* Data records:
——————

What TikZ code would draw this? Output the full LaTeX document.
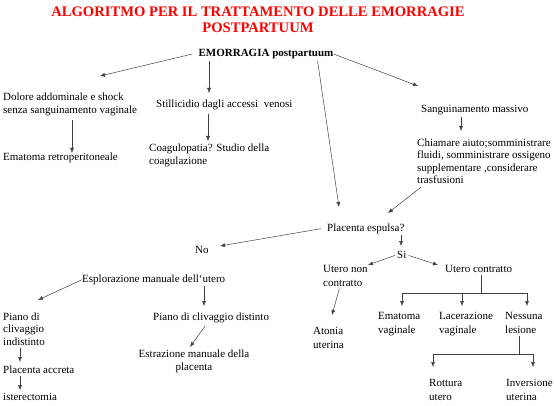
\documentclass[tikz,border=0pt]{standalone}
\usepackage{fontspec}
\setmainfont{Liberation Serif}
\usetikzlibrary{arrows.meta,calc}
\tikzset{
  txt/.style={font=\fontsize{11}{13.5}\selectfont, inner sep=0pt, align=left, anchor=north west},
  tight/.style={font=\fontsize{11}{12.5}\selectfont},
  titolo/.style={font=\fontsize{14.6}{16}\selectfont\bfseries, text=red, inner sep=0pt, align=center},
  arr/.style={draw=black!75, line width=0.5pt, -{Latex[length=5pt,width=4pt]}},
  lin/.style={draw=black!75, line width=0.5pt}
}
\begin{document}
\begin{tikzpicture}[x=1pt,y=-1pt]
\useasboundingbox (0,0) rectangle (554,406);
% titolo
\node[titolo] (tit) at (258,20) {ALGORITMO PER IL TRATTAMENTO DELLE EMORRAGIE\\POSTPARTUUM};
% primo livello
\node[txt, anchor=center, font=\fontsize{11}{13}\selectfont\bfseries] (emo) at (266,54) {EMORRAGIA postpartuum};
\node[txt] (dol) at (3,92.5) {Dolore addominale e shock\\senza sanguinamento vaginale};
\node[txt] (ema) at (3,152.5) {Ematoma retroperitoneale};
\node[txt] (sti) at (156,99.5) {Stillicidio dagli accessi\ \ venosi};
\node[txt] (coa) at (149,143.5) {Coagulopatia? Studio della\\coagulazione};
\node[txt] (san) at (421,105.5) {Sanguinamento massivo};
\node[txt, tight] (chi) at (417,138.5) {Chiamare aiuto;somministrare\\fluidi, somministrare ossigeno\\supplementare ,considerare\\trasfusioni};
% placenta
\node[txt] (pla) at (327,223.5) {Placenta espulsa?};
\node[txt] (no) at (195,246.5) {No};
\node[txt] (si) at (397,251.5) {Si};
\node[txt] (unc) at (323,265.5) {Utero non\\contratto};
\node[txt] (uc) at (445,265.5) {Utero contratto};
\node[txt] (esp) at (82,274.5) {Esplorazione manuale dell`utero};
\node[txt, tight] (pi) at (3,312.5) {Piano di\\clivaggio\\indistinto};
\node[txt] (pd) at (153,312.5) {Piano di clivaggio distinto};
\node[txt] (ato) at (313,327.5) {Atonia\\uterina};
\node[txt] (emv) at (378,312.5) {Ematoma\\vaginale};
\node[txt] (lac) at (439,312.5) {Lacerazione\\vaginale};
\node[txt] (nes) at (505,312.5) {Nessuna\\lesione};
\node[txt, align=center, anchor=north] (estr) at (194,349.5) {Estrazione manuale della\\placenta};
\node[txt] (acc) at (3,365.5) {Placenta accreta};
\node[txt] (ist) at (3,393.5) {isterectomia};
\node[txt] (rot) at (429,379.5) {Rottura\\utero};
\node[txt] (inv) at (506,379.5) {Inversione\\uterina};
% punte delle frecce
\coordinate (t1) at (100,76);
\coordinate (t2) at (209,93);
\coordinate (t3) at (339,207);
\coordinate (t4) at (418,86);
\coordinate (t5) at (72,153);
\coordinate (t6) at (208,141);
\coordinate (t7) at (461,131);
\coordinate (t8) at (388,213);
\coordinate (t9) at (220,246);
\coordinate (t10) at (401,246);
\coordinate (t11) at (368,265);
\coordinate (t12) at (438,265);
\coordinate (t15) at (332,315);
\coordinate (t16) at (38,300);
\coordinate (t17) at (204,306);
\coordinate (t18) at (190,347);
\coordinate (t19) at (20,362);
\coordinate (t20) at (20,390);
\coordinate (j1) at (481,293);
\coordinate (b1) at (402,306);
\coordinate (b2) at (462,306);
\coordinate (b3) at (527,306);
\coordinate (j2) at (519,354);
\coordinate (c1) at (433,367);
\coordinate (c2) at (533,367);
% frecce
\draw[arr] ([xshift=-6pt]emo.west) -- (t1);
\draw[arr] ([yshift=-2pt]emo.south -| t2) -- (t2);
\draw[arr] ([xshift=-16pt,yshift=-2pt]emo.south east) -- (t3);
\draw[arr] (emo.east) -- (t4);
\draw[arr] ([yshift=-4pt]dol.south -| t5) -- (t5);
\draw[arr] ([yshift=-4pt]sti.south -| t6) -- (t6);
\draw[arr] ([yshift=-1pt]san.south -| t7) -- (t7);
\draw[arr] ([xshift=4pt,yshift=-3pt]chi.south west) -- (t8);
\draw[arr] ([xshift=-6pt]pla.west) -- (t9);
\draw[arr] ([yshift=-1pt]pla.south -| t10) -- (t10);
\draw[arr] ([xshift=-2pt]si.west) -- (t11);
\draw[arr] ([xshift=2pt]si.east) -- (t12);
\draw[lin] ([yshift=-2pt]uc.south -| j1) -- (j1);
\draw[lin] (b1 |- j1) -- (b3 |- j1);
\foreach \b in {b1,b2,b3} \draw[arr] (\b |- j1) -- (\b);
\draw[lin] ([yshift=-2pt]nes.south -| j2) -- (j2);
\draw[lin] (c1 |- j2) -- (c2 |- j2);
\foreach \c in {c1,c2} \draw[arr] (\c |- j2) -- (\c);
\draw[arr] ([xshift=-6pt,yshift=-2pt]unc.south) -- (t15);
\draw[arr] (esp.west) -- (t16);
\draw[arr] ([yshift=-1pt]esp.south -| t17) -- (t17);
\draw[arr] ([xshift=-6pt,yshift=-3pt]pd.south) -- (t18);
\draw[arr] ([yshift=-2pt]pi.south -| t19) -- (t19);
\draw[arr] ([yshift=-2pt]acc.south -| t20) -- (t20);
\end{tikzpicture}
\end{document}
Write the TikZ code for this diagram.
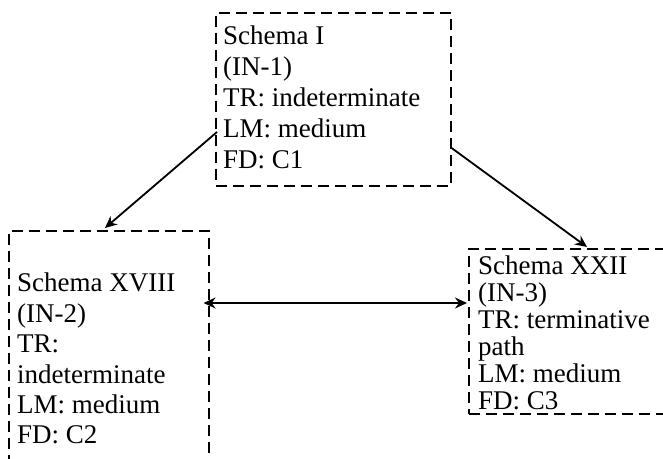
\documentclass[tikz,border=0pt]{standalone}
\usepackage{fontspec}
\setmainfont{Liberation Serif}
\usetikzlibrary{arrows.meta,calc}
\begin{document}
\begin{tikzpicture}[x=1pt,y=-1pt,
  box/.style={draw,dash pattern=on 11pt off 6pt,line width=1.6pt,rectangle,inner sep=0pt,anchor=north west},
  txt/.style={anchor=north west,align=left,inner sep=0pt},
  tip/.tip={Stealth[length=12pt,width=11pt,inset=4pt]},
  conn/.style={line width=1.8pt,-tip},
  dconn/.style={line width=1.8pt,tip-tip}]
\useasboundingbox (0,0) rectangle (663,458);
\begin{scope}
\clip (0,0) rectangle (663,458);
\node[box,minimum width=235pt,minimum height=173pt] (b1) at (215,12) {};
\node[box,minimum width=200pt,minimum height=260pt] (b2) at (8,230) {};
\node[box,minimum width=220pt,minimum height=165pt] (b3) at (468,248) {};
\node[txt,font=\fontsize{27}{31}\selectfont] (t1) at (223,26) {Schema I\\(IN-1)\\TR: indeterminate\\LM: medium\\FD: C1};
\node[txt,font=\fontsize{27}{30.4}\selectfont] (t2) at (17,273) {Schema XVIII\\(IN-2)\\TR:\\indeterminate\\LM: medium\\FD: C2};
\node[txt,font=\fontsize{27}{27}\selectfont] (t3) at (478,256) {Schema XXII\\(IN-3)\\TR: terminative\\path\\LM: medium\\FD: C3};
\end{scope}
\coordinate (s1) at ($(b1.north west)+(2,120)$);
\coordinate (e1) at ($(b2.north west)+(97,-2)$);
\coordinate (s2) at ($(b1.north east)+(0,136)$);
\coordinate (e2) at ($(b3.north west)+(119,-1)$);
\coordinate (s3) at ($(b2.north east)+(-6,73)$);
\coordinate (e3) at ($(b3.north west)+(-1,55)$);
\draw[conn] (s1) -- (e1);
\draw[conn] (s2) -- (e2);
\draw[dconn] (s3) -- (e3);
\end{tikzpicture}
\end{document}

——————

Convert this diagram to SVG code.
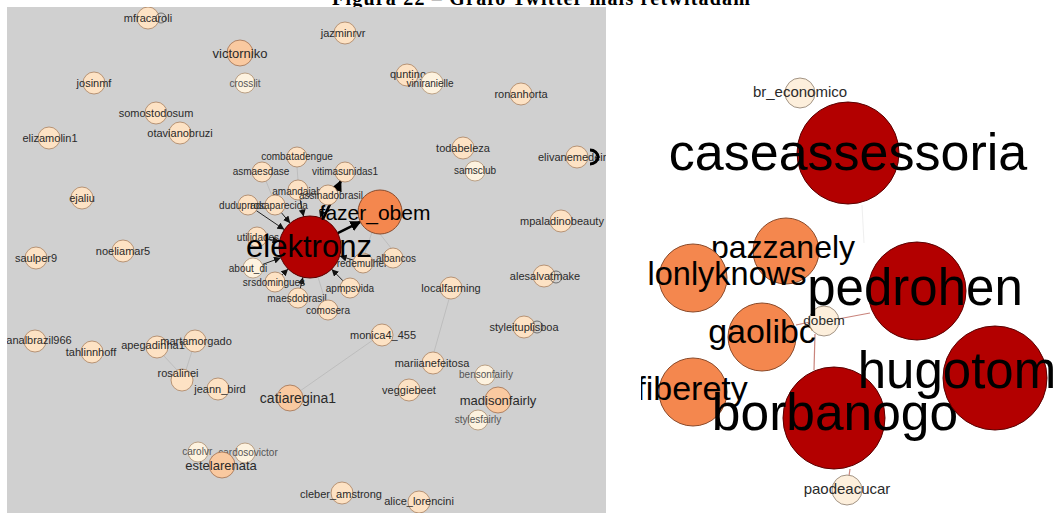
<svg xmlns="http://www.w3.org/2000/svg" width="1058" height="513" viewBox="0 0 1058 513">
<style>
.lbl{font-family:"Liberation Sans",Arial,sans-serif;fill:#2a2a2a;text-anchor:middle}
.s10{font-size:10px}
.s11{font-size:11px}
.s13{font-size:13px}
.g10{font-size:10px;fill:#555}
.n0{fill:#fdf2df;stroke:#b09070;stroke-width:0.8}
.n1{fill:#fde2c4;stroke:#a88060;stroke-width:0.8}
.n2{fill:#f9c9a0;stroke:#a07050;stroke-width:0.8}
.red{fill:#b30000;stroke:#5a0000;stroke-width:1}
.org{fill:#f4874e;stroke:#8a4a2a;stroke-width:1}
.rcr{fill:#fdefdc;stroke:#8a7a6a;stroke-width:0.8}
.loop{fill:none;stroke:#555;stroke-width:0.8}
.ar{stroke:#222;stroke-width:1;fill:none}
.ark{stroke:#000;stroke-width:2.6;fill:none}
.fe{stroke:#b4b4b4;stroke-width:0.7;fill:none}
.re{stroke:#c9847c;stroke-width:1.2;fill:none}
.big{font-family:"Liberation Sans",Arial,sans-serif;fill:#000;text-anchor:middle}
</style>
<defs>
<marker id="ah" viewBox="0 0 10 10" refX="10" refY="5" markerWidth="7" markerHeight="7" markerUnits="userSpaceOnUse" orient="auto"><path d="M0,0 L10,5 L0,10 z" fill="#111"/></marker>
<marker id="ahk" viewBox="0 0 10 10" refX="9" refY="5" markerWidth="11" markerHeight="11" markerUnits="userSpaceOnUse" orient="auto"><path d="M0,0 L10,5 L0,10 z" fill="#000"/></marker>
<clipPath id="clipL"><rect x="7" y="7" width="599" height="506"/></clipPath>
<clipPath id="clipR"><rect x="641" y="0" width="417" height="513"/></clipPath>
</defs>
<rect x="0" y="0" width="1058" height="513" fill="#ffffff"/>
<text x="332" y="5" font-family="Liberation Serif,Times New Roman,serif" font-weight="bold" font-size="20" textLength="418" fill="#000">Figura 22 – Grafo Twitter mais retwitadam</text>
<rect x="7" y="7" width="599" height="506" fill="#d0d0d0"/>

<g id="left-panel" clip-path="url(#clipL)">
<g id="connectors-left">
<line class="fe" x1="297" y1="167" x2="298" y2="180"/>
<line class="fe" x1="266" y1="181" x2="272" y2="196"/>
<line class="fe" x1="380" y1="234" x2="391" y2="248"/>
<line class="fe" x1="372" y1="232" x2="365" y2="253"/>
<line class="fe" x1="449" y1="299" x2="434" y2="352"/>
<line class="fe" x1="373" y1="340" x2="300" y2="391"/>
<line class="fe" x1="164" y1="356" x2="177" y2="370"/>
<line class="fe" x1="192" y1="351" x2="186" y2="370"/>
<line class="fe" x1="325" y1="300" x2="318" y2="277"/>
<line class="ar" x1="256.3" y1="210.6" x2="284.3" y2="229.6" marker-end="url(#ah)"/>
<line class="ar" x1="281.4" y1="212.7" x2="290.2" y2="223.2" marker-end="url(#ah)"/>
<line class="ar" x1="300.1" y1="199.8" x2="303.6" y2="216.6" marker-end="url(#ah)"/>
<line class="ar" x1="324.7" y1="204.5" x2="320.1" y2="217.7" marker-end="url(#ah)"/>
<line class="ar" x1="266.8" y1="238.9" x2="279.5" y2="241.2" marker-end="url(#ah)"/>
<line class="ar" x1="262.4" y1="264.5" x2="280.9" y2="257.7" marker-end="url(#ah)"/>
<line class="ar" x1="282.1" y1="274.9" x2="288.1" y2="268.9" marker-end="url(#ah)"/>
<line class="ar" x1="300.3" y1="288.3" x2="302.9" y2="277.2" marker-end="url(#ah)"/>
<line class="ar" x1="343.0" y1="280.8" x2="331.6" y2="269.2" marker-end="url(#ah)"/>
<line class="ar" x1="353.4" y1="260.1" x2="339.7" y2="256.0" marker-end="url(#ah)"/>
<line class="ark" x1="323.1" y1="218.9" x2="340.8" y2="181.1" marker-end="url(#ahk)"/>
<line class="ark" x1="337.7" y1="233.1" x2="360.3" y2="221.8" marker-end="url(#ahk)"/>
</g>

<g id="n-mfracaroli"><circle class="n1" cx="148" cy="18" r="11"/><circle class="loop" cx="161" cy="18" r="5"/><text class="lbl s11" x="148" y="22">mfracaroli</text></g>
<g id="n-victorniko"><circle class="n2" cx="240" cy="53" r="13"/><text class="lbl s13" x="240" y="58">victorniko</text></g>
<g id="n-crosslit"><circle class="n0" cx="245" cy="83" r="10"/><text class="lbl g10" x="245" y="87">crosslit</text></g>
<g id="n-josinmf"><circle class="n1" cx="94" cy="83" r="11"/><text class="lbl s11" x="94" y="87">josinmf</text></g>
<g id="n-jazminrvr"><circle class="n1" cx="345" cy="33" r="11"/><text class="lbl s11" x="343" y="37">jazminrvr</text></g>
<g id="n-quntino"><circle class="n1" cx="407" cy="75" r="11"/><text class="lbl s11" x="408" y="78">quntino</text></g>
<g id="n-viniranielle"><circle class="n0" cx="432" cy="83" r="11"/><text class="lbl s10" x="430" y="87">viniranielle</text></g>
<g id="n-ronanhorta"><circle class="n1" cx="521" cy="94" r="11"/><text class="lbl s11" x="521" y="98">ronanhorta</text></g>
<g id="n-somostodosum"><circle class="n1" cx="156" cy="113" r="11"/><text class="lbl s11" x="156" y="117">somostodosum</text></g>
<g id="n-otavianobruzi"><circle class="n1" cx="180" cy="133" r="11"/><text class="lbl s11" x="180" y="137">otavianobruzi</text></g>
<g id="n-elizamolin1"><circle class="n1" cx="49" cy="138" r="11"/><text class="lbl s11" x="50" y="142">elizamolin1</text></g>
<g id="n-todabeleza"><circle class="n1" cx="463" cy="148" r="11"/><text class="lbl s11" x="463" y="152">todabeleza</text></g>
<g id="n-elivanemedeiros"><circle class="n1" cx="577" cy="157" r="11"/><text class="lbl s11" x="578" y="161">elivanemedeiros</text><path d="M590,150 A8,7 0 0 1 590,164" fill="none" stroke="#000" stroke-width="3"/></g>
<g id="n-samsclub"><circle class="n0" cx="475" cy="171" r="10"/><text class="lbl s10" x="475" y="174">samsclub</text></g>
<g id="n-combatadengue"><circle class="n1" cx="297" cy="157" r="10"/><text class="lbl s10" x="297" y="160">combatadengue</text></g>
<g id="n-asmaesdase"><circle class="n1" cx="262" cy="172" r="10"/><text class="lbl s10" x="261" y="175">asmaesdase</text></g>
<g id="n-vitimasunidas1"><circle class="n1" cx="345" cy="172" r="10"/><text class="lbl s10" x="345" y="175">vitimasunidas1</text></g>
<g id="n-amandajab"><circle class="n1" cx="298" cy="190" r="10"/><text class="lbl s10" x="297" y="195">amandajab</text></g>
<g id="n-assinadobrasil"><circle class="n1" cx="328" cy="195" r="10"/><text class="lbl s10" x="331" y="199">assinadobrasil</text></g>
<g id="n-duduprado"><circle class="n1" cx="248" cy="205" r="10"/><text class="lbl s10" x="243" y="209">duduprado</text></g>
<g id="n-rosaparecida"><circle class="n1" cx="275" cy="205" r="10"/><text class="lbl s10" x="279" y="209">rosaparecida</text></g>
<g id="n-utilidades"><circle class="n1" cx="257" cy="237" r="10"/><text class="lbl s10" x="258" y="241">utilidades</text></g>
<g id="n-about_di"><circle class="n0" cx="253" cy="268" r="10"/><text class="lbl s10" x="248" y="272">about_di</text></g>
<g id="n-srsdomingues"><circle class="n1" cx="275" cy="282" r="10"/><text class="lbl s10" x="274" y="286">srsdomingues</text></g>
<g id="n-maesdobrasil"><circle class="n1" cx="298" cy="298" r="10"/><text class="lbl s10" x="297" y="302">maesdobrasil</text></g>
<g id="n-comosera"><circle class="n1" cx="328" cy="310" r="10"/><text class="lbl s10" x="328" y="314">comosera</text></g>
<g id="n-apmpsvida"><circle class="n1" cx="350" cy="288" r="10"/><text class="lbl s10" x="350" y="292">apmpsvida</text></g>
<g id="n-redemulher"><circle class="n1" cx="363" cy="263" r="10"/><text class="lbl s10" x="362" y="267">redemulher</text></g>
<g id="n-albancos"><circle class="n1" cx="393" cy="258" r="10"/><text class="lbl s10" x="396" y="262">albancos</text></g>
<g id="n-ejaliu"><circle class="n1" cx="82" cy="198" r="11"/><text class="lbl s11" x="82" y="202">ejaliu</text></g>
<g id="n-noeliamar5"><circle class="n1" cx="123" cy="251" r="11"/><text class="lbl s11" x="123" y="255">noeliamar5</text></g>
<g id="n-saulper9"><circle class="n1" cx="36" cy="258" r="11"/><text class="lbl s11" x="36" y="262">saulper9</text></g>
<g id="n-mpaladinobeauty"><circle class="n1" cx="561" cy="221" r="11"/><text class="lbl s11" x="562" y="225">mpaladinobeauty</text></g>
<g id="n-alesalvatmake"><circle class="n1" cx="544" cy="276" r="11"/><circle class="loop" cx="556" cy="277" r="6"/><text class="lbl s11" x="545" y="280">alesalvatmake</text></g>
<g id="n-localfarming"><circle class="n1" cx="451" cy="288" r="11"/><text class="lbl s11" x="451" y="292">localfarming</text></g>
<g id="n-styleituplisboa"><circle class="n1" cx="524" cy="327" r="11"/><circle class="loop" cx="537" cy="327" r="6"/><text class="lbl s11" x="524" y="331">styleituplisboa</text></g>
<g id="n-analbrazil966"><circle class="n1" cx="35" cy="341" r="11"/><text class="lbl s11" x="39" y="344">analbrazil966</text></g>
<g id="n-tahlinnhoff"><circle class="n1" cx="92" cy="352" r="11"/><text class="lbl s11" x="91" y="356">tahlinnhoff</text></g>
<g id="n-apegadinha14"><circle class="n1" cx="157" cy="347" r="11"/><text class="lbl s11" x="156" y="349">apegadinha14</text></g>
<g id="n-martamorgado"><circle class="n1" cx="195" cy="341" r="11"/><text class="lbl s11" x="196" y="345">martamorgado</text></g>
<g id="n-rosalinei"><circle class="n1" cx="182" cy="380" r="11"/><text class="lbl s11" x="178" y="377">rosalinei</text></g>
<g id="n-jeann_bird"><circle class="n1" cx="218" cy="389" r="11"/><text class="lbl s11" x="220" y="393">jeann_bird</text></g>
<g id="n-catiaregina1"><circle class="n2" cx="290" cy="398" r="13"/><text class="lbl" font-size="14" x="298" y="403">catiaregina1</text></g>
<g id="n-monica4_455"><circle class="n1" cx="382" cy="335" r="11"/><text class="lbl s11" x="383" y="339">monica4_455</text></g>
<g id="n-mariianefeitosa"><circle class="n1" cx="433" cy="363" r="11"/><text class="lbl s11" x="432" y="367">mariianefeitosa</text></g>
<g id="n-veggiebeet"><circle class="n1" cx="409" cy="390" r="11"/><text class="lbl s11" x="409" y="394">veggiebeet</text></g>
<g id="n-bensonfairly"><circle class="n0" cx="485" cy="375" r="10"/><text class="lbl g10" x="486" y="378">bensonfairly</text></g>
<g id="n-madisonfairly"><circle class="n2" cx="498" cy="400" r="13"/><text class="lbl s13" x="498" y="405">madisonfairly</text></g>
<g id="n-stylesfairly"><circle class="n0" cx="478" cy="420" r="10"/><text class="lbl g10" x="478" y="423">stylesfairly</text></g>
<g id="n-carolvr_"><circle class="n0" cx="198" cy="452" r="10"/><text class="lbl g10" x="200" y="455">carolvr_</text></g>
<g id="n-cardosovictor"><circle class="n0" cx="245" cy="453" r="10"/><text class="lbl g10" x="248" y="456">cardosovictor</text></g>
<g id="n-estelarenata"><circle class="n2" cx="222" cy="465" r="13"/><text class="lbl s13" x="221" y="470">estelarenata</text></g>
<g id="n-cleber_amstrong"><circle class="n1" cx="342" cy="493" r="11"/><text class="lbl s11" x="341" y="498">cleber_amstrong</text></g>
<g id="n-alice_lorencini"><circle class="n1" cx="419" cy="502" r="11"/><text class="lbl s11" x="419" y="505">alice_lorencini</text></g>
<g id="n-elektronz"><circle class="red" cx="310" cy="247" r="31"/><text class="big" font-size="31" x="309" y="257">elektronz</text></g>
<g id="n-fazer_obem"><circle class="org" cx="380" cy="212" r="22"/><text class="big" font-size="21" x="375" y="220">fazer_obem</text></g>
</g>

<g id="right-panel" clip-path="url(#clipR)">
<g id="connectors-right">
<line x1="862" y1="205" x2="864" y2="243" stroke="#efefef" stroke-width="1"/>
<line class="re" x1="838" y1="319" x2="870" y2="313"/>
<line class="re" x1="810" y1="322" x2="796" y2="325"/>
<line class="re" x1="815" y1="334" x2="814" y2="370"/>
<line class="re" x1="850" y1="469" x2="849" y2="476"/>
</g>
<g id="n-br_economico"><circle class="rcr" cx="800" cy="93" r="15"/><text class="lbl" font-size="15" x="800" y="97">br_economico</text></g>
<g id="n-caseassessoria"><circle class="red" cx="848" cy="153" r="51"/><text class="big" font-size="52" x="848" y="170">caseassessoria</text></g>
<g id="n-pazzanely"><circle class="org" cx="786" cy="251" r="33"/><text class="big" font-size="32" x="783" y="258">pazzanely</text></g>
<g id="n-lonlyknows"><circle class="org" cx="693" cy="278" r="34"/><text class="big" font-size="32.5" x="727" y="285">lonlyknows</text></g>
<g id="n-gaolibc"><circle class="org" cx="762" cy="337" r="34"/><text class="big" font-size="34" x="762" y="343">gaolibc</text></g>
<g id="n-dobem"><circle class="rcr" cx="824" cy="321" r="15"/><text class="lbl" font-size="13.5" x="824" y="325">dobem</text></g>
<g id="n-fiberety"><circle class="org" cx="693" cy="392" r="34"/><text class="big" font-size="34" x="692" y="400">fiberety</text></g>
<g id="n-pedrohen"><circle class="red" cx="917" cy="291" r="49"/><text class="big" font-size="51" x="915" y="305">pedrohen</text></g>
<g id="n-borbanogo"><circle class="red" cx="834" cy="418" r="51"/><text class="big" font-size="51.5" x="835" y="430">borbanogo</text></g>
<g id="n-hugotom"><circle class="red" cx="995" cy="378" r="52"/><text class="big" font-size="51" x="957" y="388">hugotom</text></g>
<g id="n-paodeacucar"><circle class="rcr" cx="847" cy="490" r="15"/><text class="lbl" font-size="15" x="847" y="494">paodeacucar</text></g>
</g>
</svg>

——————

Of the lines in the records, determine how many contain the word "code", and report that number alone.

* Written answer: 3